NBC Entertainment chairman Robert Greenblatt took a well-earned victory lap at the network's opening session for the Television Critics Association press tour in Pasadena, Calif., on Sunday, joking that he doesn't know when he'll get the chance again. Greenblatt offered a barrage of statistics about the network's big leap this past fall from a distant fourth place to a solid second among the broadcast networks, thanks for the most part to Sunday Night Football and "The Voice." The reality singing competition brought a 176 percent increase in viewership for Mondays for the network, which also saw gains across Tuesday and Wednesday evenings and big numbers for new shows "Revolution" and "Go On."
Amidst all the back-patting, though, Greenblatt's omissions spoke stronger. He did not address "Up All Night" until pressed by reporters, stating that the network knows a cast like Christina Applegate, Maya Rudolph and Will Arnett "isn't growing on trees," hence the decision to continue tinkering with the low-performing series rather than outright canceling it. "Up All Night" will return as a more traditional, multi-camera sitcom with a new show-runner. And Greenblatt avoided mentioning multi-camera freshman comedy "Guys with Kids," saying only that the network believes its new shows are "still developing and improving."
And there was no mention whatsoever of the critically acclaimed "Parks and Recreation" or the much-maligned "Community," which returns for an abbreviated 13-episode season with new show-runners and may be on its last legs. Greenblatt did concede, though, that "Thursday was a lower priority" this fall and that the network's former flagship comedy night is still in transition, given the impending series finales of "30 Rock" and "The Office."

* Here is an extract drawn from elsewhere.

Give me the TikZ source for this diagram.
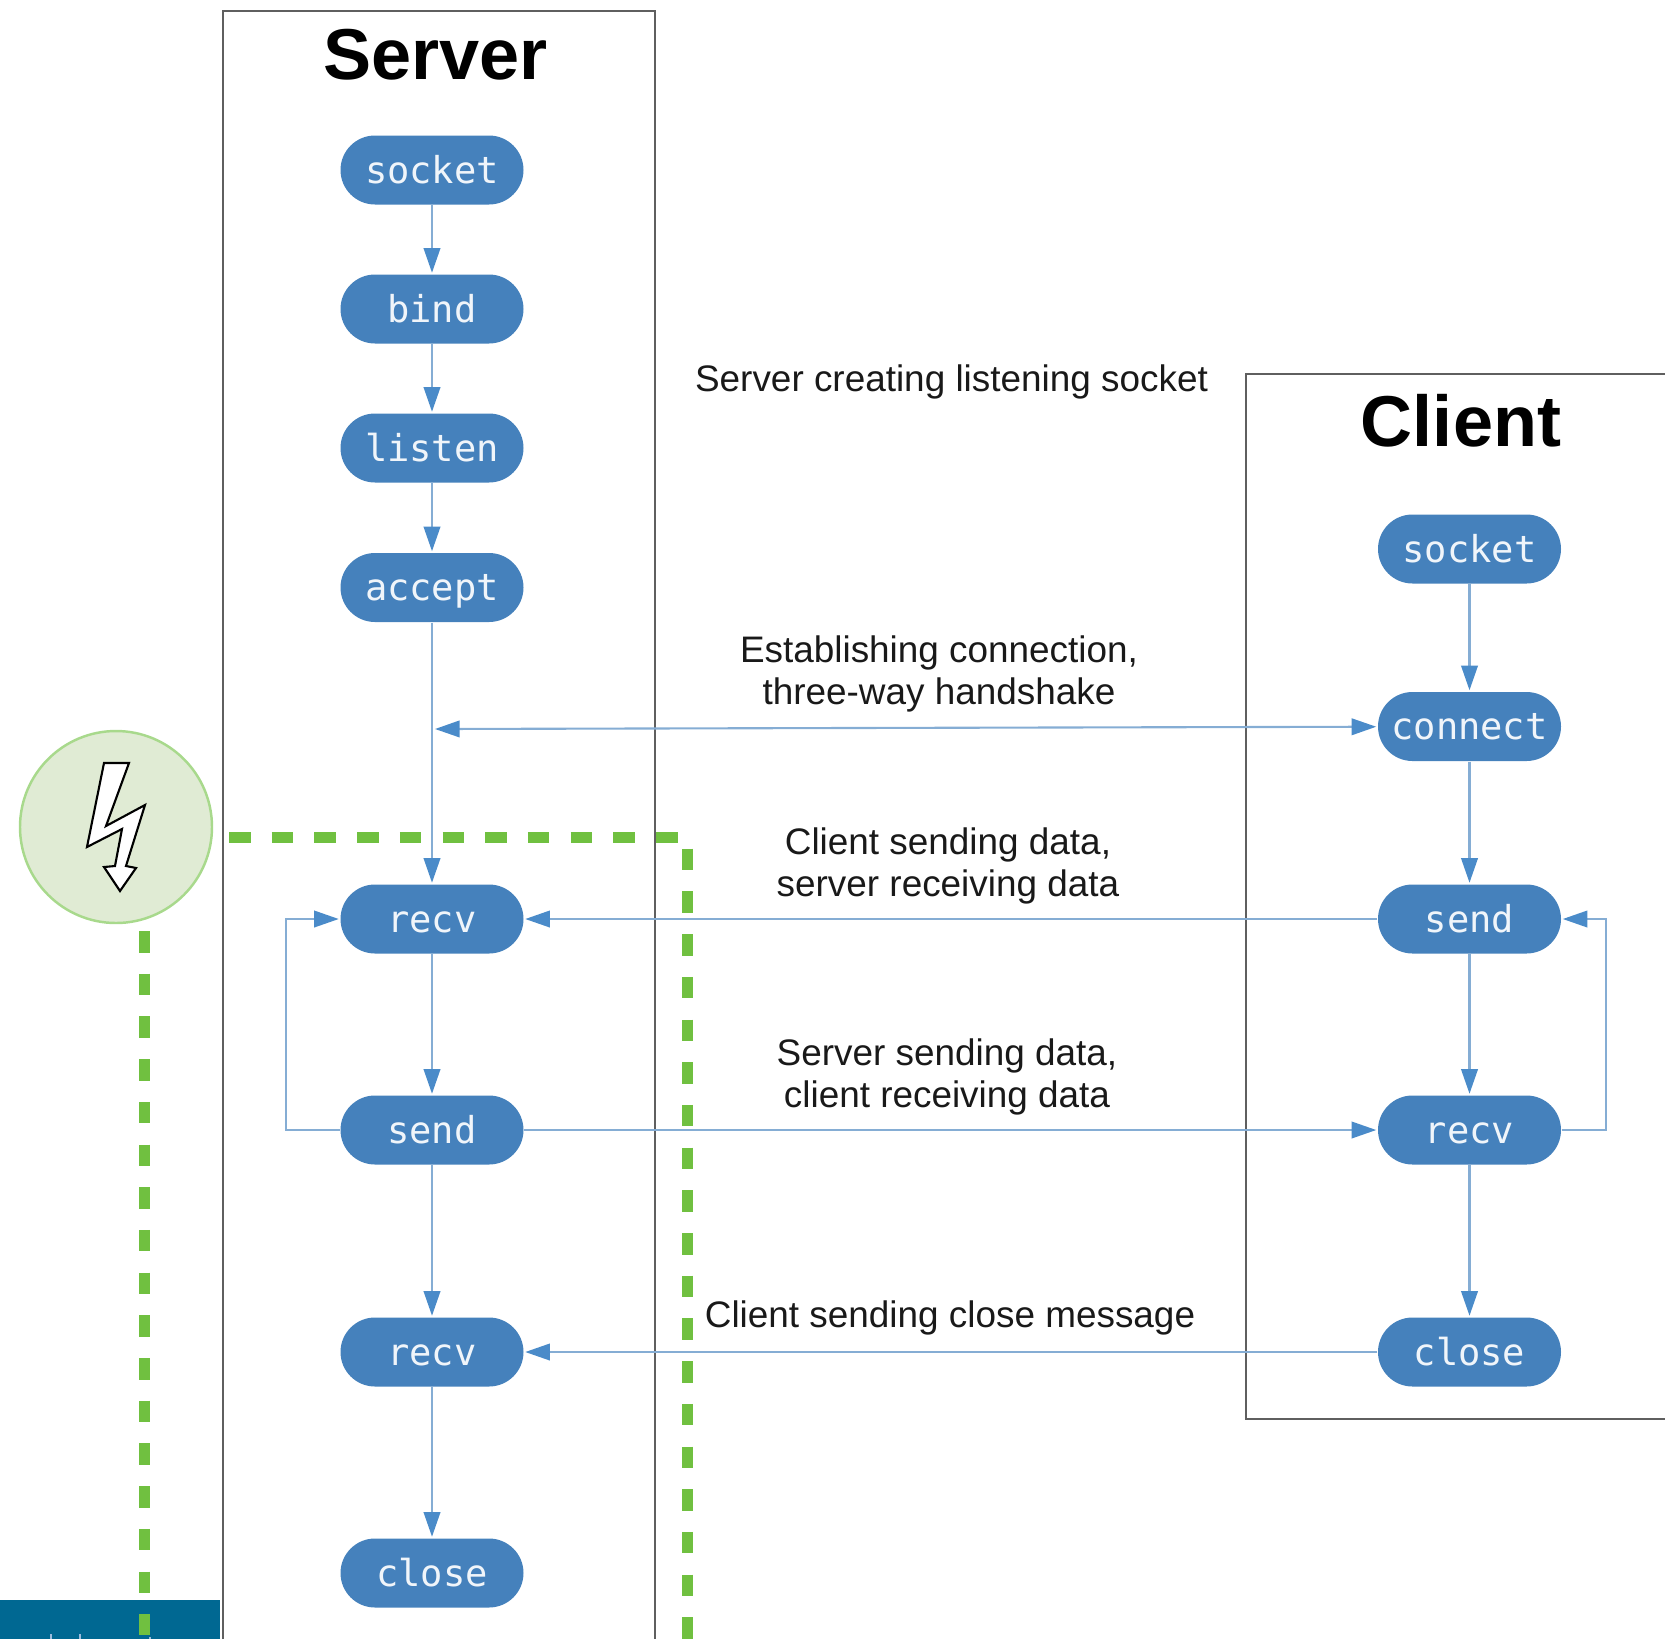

On the late-night front, Greenblatt insists talk of Jay Leno's departure from "The Tonight Show" is premature since the host just had his contract extended. "It would be disingenuous to extend Jay and then talk about his successor," Greenblatt said. He also explained that rival Jimmy Kimmel's move to a half-hour earlier on ABC could prove to be an opportunity for Leno rather than a source of more competition. Greenblatt thinks "The Tonight Show" may be able to snag some viewers from the departing "Nightline," who might not take to Kimmel.